Due giorni dopo le
elezioni in Abruzzo abbiamo tutti i dati per ricostruire questa tornata
elettorale.
Il consiglio uscente della Regione è stato negli ultimi cinque anni guidato da
una coalizione di centro-sinistra anche se, a guardare le scorse tornate
elettorali, in Abruzzo dal 1995 non viene riconfermato il colore del consiglio.
Potremmo quindi dire che in questo caso non è così “straordinaria” la
vittoria del centro-destra (48% dei voti).
Tralasciando il fenomeno Lega che prende più del 27% nella sua prima
apparizione nella regione e l’ennesimo passo falso del M5S alle regionali,
vorrei focalizzarmi su quanto accaduto nel centro-sinistra.
La coalizione capeggiata da Giovanni Legnini prende più del 31% dei voti il
ché, dati i risultati delle politiche di Marzo, sembra vedere un
centro-sinistra ancora vivo. Un centro-sinistra però molto frammentato, composto
da una coalizione di liste civiche e partiti che riescono a racimolare una
buona fetta delle preferenze.
Il vero sconfitto di queste elezioni sembra però essere il PD, un partito che ottiene l’11% delle preferenze e che sembra non riuscire a riprendere il proprio elettorato.
La crisi del Partito è evidente e non è passata inosservata agli elettori tutti: il brand PD infatti sembra sempre essere più un peso che un valore.
Singolare, infatti, è la scelta del favorito alle primarie del partito Nicola Zingaretti di affrontare la campagna per l’elezione del nuovo segretario senza il logo del partito, ma solo con i suo slogo Piazza Grande ed i suoi colori giallo e blu.
Lo stesso Calenda, strenuo sostenitore di una lista inclusiva di progressisti ed europeisti, sembra essere sempre più lontano dal suo partito dalle cui fila non pare mai essere emerso un vero e proprio sostegno convinto al suo progetto, se non tirato per i capelli e con un filo di imbarazzo: le diverse correnti che concorreranno alla segreteria del partito non scalpitano, per usare un eufemismo, per issare il simbolo del PD su un’idea, quella dell’ex ministro, che parte dal riconoscimento dell’Europa come dimensione principale di confronto politico e che si rifiuta di considerarla Panacea di tutti i Mali moderni del paese.
La stessa cosa successa in Abruzzo sta accadendo anche ora in Sardegna con la candidatura di Massimo Zedda a capo di una coalizione in cui i simboli del PD sono sempre poco presenti e si punta tutto sull’immagine del giovane sindaco Cagliaritano.
Sembrerebbe, ormai, che nessuno faccia più affidamento al vecchio PD e che ormai da tempo sia pulsante una nuova voglia da parte della base di trovare nuovi modi, bandiere e colori visto lo scoraggiante epilogo della storia del Partito.

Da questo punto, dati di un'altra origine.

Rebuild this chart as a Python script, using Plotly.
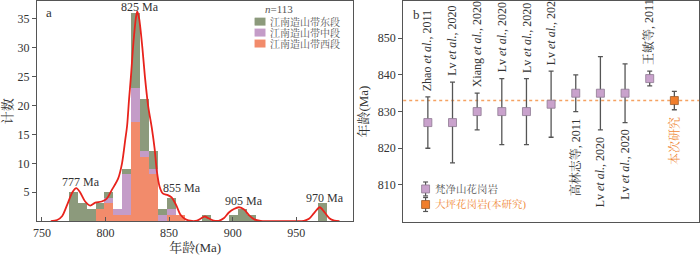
import plotly.graph_objects as go

# ---------------- data: panel a (histogram, 7 Ma bins) ----------------
bin_start = [771, 778, 785, 792, 799, 806, 813, 820, 827, 834, 841, 848, 855, 876, 897, 904, 911, 967]
bin_width = 7
west   = [0, 0, 0, 2, 3, 1, 1, 17, 11, 8, 0, 1, 1, 0, 0, 0, 0, 0]   # 江南造山带西段
middle = [0, 0, 0, 0, 1, 1, 7, 6, 1, 1, 1, 1, 0, 0, 0, 0, 0, 0]     # 江南造山带中段
east   = [5, 3, 2, 1, 1, 0, 1, 13, 9, 3, 1, 2, 0, 1, 1, 2, 1, 3]    # 江南造山带东段
series_names = ["江南造山带东段", "江南造山带中段", "江南造山带西段"]
series_colors = ["#8C9A7C", "#C49CC8", "#F28B6B"]

# KDE curve
kde_x = [757, 762, 766, 770, 774, 777, 780, 784, 788, 792, 797, 801, 805, 810, 813, 815.5, 817, 818.5,
         820, 822, 824, 825, 826.5, 829, 831, 833.5, 836.5, 838.6, 840.4, 842.5, 845, 849, 852, 855.5,
         859, 863, 868, 872, 875, 878, 881, 885, 889, 893, 897, 901, 905, 909, 913, 917, 922, 930,
         940, 950, 956, 960, 964, 968.5, 972, 976, 980, 984]
kde_y = [0, 0.2, 0.9, 2.9, 5.0, 5.7, 5.0, 3.4, 2.7, 3.2, 3.4, 3.9, 5.4, 7.4, 10.0, 14.0, 16.5, 21.0,
         25.0, 31.0, 35.3, 36.3, 35.0, 30.0, 25.0, 20.0, 16.0, 12.6, 8.6, 6.0, 4.8, 4.5, 4.1, 2.8,
         1.1, 0.3, 0.03, 0.1, 0.45, 0.8, 0.5, 0.1, 0.05, 0.5, 1.5, 2.1, 2.4, 2.0, 1.0, 0.3, 0.03, 0,
         0, 0, 0.05, 0.4, 1.4, 2.4, 1.6, 0.5, 0.1, 0]

peak_labels = ["777 Ma", "825 Ma", "855 Ma", "905 Ma", "970 Ma"]
peak_lab_x = [781, 827.5, 860, 909, 972.5]
peak_lab_y = [6.8, 37.0, 5.7, 3.5, 4.0]

# ---------------- data: panel b (age compilation) ----------------
ages     = [827, 827, 830, 830, 830, 832, 835, 835, 835, 839, 833]
age_errs = [7, 11, 5, 9, 9, 9, 5, 10, 8, 2, 2.5]
refs = ["Zhao <i>et al.</i>, 2011", "Lv <i>et al.</i>, 2020", "Xiang <i>et al.</i>, 2020",
        "Lv <i>et al.</i>, 2020", "Lv <i>et al.</i>, 2020", "Lv <i>et al.</i>, 2020",
        "高林志等, 2011", "Lv <i>et al.</i>, 2020", "Lv <i>et al.</i>, 2020",
        "王敏等, 2011", "本次研究"]
ref_above = [True, True, True, True, True, True, False, False, False, True, False]
this_study = [False] * 10 + [True]
mean_age = 833
group_names = ["梵净山花岗岩", "大坪花岗岩(本研究)"]
group_colors = ["#C9A2CC", "#F07E2C"]
group_edges = ["#8E7A92", "#9A5A2A"]

FONT = "Liberation Serif, Noto Serif CJK SC, Noto Sans CJK SC, serif"
TXT = "#333333"
W, H = 700, 256

def px(x):
    return x / W

def py(y):
    return 1 - y / H

fig = go.Figure()

# stacked histogram: bottom west, then middle, then east
bin_centers = [s + bin_width / 2 for s in bin_start]
for vals, name, col in [(west, series_names[2], series_colors[2]),
                        (middle, series_names[1], series_colors[1]),
                        (east, series_names[0], series_colors[0])]:
    fig.add_trace(go.Bar(x=bin_centers, y=vals, width=bin_width, name=name,
                         marker=dict(color=col, line=dict(width=0)),
                         xaxis="x", yaxis="y", showlegend=False))

fig.add_trace(go.Scatter(x=kde_x, y=kde_y, mode="lines", line=dict(color="#E8231C", width=1.8, shape="spline", smoothing=0.8),
                         xaxis="x", yaxis="y", showlegend=False))

# panel b points
idx = list(range(1, len(ages) + 1))
for g in (False, True):
    xs = [i for i, t in zip(idx, this_study) if t == g]
    ys = [a for a, t in zip(ages, this_study) if t == g]
    es = [e for e, t in zip(age_errs, this_study) if t == g]
    k = 1 if g else 0
    fig.add_trace(go.Scatter(x=xs, y=ys, mode="markers", name=group_names[k],
                             marker=dict(symbol="square", size=8, color=group_colors[k],
                                         line=dict(color=group_edges[k], width=0.8)),
                             error_y=dict(type="data", array=es, visible=True, color="#555555",
                                          thickness=1.3, width=2.5),
                             xaxis="x2", yaxis="y2", showlegend=False))

annotations = []
# peak labels
for t, x, y in zip(peak_labels, peak_lab_x, peak_lab_y):
    annotations.append(dict(x=x, y=y, xref="x", yref="y", text=t, showarrow=False,
                            xanchor="center", yanchor="middle",
                            font=dict(family=FONT, size=12, color=TXT)))
# panel letters
annotations.append(dict(x=px(45), y=py(12), xref="paper", yref="paper", text="a", showarrow=False,
                        xanchor="center", yanchor="middle", font=dict(family=FONT, size=13, color=TXT)))
annotations.append(dict(x=px(415), y=py(14), xref="paper", yref="paper", text="b", showarrow=False,
                        xanchor="center", yanchor="middle", font=dict(family=FONT, size=13, color=TXT)))

# legend a (manual, compact)
annotations.append(dict(x=px(277), y=py(8), xref="paper", yref="paper", text="<i>n</i>=113", showarrow=False,
                        xanchor="center", yanchor="middle", font=dict(family=FONT, size=11, color="#555555")))
shapes = []
leg_y = [20.7, 31.7, 42.7]
for name, col, yy in zip(series_names, series_colors, leg_y):
    shapes.append(dict(type="rect", xref="paper", yref="paper", x0=px(252), x1=px(263),
                       y0=py(yy + 4), y1=py(yy - 4), fillcolor=col, line=dict(width=0)))
    annotations.append(dict(x=px(266), y=py(yy), xref="paper", yref="paper", text=name, showarrow=False,
                            xanchor="left", yanchor="middle", font=dict(family=FONT, size=10, color="#555555")))

# panel b reference labels
for i, a, e, t, above, ts in zip(idx, ages, age_errs, refs, ref_above, this_study):
    col = "#F08A3A" if ts else TXT
    if above:
        annotations.append(dict(x=i, y=a + e, xref="x2", yref="y2", text=t, textangle=-90, showarrow=False,
                                xanchor="center", yanchor="bottom", yshift=4,
                                font=dict(family=FONT, size=12, color=col)))
    else:
        annotations.append(dict(x=i, y=a - e, xref="x2", yref="y2", text=t, textangle=-90, showarrow=False,
                                xanchor="center", yanchor="top", yshift=-5,
                                font=dict(family=FONT, size=12, color=col)))

# legend b (manual)
leg_b_y = [188.7, 204.3]
for name, col, edge, yy in zip(group_names, group_colors, group_edges, leg_b_y):
    shapes.append(dict(type="line", xref="paper", yref="paper", x0=px(424), x1=px(424),
                       y0=py(yy - 7), y1=py(yy + 7), line=dict(color="#555555", width=1.2)))
    for dy in (-7, 7):
        shapes.append(dict(type="line", xref="paper", yref="paper", x0=px(421.5), x1=px(426.5),
                           y0=py(yy + dy), y1=py(yy + dy), line=dict(color="#555555", width=1.2)))
    shapes.append(dict(type="rect", xref="paper", yref="paper", x0=px(420), x1=px(428),
                       y0=py(yy + 4), y1=py(yy - 4), fillcolor=col, line=dict(color=edge, width=0.8)))
    annotations.append(dict(x=px(431), y=py(yy), xref="paper", yref="paper", text=name, showarrow=False,
                            xanchor="left", yanchor="middle",
                            font=dict(family=FONT, size=10.5, color=("#F08A3A" if col == group_colors[1] else "#555555"))))

# mean age dotted line
shapes.append(dict(type="line", xref="x2 domain", yref="y2", x0=0, x1=1, y0=mean_age, y1=mean_age,
                   line=dict(color="#F5A262", width=1.6, dash="dot"), layer="below"))

axis_common = dict(showline=True, linecolor="#555555", linewidth=1, mirror=True, showgrid=False,
                   zeroline=False, tickfont=dict(family=FONT, size=12, color=TXT), ticklen=4,
                   tickcolor="#555555")

fig.update_layout(
    width=W, height=H, margin=dict(l=0, r=0, t=0, b=0),
    paper_bgcolor="white", plot_bgcolor="white",
    barmode="stack", bargap=0, showlegend=False,
    xaxis=dict(domain=[px(33), px(351.5)], range=[746, 995], tickvals=[750, 800, 850, 900, 950],
               ticks="inside", title=dict(text="年龄(Ma)", standoff=4, font=dict(family=FONT, size=13, color=TXT)),
               anchor="y", **axis_common),
    yaxis=dict(domain=[py(221), py(0.5)], range=[0, 38], tickvals=[5, 10, 15, 20, 25, 30, 35],
               ticks="outside", title=dict(text="计数", standoff=3, font=dict(family=FONT, size=13, color=TXT)),
               anchor="x", **axis_common),
    xaxis2=dict(domain=[px(401.5), px(699)], range=[0, 12], showticklabels=False, ticks="",
                anchor="y2", **axis_common),
    yaxis2=dict(domain=[py(221.5), py(0.5)], range=[800, 860], tickvals=[810, 820, 830, 840, 850],
                ticks="outside", title=dict(text="年龄(Ma)", standoff=6, font=dict(family=FONT, size=13, color=TXT)),
                anchor="x2", **axis_common),
    annotations=annotations, shapes=shapes,
)

fig.write_html("out.html", config={"displayModeBar": False},
               post_script="document.body.style.margin='0';document.body.style.overflow='hidden';")
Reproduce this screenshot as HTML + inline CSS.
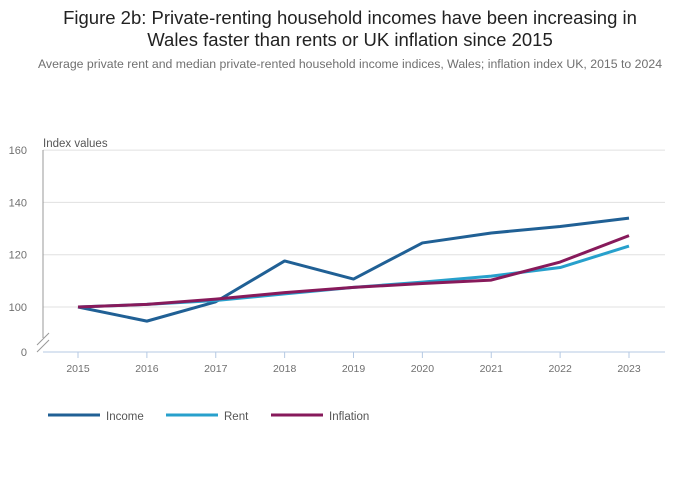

Il pericolo di questa frammentazione partitica è però che la presenza di una moltitudine di “cartelli elettorali” possa essere un problema per la qualità degli amministratori eletti. Infatti, i candidati inseriti nelle diverse liste civetta non saranno probabilmente tutti della qualità garantita invece, molto spesso, da liste che già lavorano nei territori ed espressione di lunghi percorsi di formazione politica ed amministrativa.
Le elezioni di fine mese ci diranno se la scelta del centro-sinistra isolano sia stata lungimirante o meno.